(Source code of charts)
[start]

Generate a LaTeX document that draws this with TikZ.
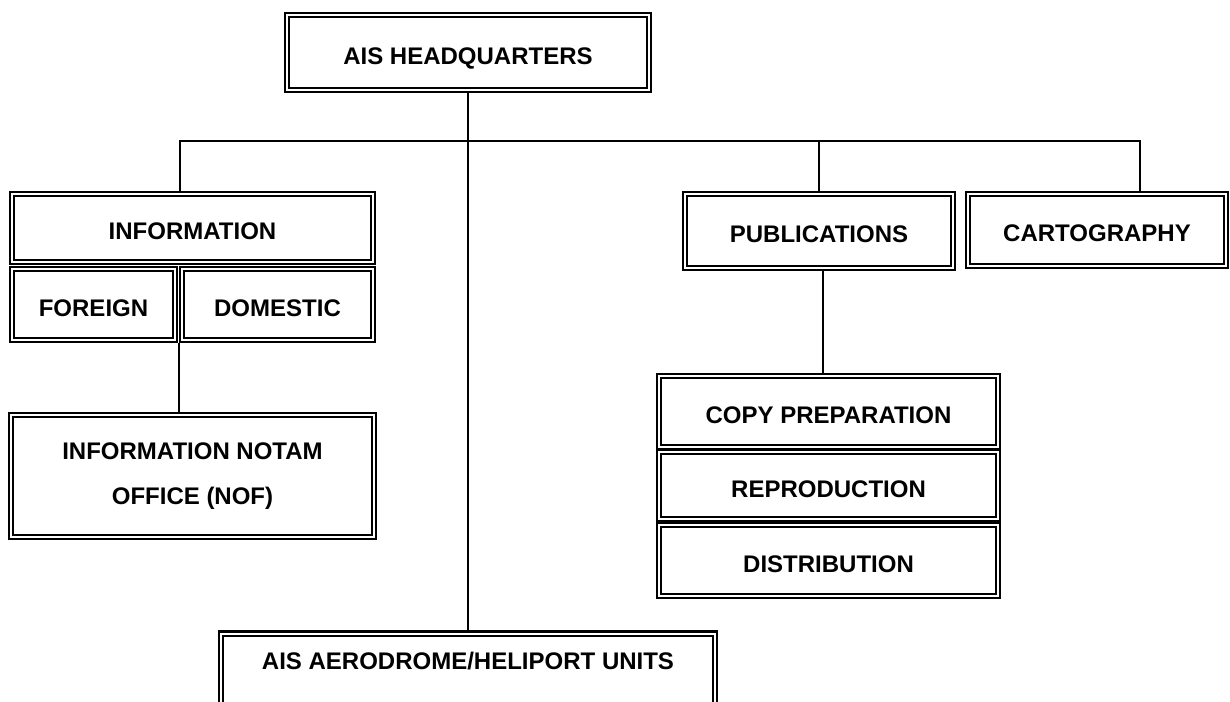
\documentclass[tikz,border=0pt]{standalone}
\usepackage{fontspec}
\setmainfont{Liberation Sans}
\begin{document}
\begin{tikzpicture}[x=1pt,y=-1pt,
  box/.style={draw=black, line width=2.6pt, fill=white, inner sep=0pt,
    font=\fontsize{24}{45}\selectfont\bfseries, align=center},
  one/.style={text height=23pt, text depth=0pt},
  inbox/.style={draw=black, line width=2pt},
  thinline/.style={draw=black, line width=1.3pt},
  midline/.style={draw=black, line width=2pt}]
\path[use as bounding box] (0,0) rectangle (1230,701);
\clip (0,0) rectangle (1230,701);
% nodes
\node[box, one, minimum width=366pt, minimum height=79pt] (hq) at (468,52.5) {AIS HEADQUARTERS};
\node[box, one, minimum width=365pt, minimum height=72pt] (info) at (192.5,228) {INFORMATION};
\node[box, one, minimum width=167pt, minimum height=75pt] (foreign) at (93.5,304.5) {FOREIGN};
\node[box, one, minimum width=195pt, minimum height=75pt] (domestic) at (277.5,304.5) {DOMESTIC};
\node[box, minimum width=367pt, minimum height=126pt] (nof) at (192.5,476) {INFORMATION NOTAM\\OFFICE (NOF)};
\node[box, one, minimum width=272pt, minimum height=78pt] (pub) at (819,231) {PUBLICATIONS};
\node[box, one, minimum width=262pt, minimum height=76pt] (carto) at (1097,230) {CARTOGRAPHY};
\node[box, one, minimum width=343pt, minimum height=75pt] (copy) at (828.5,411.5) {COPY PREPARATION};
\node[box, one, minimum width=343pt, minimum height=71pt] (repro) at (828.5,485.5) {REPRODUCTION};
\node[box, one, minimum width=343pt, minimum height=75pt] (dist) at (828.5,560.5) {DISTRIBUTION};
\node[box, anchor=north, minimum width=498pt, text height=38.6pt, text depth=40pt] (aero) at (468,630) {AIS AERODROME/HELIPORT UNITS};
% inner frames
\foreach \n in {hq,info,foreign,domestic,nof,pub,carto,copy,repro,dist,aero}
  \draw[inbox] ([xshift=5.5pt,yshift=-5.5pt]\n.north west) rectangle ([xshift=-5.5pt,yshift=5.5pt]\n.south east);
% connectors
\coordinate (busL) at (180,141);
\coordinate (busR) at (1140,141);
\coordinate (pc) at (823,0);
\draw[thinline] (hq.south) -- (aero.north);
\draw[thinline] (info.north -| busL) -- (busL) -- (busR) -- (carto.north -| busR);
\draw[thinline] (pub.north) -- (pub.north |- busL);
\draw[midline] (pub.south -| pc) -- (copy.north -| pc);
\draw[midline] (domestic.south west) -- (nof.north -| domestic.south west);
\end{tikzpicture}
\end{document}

[end]
[start]

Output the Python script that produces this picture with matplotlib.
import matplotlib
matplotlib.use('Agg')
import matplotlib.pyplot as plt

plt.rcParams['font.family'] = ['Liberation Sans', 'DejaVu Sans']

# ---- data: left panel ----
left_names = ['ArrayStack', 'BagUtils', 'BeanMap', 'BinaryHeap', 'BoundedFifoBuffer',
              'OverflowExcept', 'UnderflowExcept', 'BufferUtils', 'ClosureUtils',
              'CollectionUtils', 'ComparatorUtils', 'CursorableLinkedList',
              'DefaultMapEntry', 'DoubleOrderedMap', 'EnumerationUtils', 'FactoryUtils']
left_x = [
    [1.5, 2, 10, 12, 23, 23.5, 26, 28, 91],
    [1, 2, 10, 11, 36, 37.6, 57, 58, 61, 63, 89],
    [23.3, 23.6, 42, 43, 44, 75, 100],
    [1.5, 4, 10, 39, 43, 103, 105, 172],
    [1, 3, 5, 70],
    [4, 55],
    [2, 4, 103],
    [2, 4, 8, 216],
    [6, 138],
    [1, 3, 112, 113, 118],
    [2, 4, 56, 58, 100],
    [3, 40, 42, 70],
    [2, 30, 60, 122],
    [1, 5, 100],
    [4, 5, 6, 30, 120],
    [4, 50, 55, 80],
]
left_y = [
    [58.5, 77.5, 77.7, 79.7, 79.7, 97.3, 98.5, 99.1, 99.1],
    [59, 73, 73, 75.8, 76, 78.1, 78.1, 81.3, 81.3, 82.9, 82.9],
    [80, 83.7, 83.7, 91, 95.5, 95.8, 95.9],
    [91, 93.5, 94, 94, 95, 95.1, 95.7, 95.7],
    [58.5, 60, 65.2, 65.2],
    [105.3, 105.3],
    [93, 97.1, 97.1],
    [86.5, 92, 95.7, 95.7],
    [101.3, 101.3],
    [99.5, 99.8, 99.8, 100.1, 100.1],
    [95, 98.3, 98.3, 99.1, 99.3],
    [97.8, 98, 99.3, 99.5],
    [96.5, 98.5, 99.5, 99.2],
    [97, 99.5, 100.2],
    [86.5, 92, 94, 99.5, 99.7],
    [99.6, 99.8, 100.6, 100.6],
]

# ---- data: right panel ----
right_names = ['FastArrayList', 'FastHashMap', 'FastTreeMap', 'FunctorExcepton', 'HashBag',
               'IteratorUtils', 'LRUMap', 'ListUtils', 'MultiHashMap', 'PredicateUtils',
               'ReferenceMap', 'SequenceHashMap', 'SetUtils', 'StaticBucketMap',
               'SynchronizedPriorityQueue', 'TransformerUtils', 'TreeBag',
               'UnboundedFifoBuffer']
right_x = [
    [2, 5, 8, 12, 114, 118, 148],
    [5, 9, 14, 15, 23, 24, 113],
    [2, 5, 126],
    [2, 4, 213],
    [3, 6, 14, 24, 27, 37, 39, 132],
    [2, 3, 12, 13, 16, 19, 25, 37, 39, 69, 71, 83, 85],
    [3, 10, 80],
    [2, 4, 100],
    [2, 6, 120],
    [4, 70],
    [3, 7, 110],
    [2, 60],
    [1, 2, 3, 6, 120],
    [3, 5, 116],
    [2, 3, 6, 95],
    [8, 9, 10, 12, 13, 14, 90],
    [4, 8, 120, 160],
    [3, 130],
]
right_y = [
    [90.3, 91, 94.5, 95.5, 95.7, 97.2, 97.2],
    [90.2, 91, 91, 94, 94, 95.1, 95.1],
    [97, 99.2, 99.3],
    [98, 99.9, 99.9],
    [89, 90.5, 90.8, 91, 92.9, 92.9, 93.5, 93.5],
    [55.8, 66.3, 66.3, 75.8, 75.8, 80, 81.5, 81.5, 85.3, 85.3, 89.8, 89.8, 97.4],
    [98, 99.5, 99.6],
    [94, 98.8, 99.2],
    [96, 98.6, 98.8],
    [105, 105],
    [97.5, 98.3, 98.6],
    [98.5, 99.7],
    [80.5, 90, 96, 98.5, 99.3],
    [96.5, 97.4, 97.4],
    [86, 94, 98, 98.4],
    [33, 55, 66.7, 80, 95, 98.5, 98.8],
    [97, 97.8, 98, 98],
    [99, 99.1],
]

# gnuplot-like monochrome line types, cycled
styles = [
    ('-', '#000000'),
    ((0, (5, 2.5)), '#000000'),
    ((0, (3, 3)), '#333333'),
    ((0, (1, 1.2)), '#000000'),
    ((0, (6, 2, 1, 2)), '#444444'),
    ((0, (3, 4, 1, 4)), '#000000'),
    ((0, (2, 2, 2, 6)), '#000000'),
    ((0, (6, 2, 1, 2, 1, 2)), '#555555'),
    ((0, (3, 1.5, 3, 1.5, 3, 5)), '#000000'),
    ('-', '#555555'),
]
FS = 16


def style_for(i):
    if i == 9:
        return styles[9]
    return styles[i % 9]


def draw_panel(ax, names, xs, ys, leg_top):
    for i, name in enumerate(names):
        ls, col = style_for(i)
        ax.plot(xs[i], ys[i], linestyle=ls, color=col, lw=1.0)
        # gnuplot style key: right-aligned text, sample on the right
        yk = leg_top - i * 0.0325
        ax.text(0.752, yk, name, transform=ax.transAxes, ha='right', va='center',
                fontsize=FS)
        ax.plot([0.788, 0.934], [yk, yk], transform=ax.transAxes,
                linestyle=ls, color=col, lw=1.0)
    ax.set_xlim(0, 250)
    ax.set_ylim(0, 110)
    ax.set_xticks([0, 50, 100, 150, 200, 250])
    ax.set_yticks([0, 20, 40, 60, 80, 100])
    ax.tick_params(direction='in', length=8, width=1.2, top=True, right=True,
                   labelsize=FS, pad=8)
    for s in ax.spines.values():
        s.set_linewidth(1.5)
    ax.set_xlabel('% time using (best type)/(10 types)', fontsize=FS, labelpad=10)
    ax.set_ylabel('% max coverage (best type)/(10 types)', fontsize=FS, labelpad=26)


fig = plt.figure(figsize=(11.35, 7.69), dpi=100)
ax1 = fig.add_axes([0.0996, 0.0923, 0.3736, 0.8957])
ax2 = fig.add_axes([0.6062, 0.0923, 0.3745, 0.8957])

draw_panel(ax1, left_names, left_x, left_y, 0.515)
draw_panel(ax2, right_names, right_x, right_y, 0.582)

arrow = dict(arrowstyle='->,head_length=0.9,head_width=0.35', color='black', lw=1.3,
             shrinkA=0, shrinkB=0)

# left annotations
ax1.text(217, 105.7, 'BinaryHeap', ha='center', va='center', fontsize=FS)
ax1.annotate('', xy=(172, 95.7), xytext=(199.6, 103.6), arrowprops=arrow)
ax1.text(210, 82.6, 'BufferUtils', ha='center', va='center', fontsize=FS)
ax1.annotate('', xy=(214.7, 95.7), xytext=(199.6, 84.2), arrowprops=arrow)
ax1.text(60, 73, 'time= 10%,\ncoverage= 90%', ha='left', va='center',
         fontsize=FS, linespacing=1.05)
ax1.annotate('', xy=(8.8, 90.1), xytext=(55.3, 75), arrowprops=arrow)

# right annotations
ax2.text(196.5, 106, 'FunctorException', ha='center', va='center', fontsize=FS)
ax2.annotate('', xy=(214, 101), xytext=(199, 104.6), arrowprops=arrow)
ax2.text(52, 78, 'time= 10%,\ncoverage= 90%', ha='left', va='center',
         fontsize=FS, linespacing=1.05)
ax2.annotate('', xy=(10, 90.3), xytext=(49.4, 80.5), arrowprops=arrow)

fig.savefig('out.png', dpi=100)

[end]
[start]

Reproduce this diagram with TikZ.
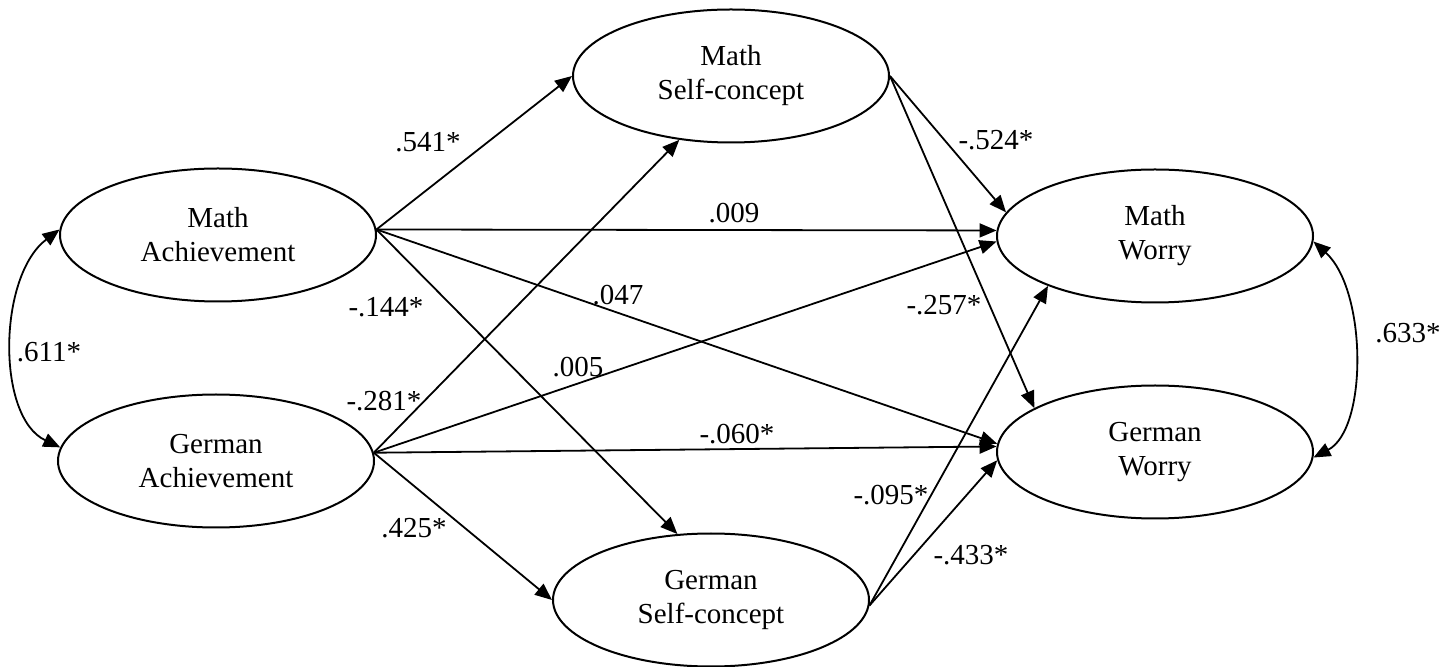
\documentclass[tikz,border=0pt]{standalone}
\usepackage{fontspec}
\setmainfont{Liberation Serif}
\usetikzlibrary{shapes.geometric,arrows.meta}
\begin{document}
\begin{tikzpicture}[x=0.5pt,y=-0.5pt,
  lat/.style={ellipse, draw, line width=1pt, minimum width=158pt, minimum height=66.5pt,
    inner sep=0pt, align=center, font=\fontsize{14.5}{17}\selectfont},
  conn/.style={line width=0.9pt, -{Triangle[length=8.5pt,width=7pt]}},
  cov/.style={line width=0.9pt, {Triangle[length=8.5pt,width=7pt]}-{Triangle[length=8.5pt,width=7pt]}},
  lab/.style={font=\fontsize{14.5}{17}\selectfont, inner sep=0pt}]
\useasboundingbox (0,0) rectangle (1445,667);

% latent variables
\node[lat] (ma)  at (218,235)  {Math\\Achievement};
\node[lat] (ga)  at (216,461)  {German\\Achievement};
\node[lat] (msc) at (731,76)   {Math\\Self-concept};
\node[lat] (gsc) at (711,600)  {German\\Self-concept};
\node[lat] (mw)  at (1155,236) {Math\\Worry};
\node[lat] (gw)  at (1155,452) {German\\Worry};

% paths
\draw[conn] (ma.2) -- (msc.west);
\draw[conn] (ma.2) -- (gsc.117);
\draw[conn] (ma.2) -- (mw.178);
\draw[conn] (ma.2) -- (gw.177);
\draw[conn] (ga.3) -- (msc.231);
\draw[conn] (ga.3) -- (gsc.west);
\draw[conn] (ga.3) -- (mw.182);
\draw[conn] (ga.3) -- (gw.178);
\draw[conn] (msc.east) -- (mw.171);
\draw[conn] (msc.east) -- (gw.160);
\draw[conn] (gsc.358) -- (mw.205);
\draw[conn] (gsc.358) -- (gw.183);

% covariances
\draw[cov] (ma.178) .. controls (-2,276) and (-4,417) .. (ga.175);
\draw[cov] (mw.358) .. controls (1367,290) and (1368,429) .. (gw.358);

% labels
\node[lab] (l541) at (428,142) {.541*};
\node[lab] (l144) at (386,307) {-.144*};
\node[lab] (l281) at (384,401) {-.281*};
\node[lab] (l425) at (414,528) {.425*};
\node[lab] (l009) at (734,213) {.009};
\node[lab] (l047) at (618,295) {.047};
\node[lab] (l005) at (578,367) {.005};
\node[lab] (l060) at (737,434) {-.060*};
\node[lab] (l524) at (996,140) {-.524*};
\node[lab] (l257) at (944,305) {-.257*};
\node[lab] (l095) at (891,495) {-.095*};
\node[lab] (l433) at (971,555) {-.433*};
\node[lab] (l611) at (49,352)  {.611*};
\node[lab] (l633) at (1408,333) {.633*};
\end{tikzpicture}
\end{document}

[end]

• _Problem to work on_
Locate the word "with" in the entries, and copy every line where it is found.

• _Complete output_
Generate a LaTeX document that draws this with TikZ.
Output the Python script that produces this picture with matplotlib.
Reproduce this diagram with TikZ.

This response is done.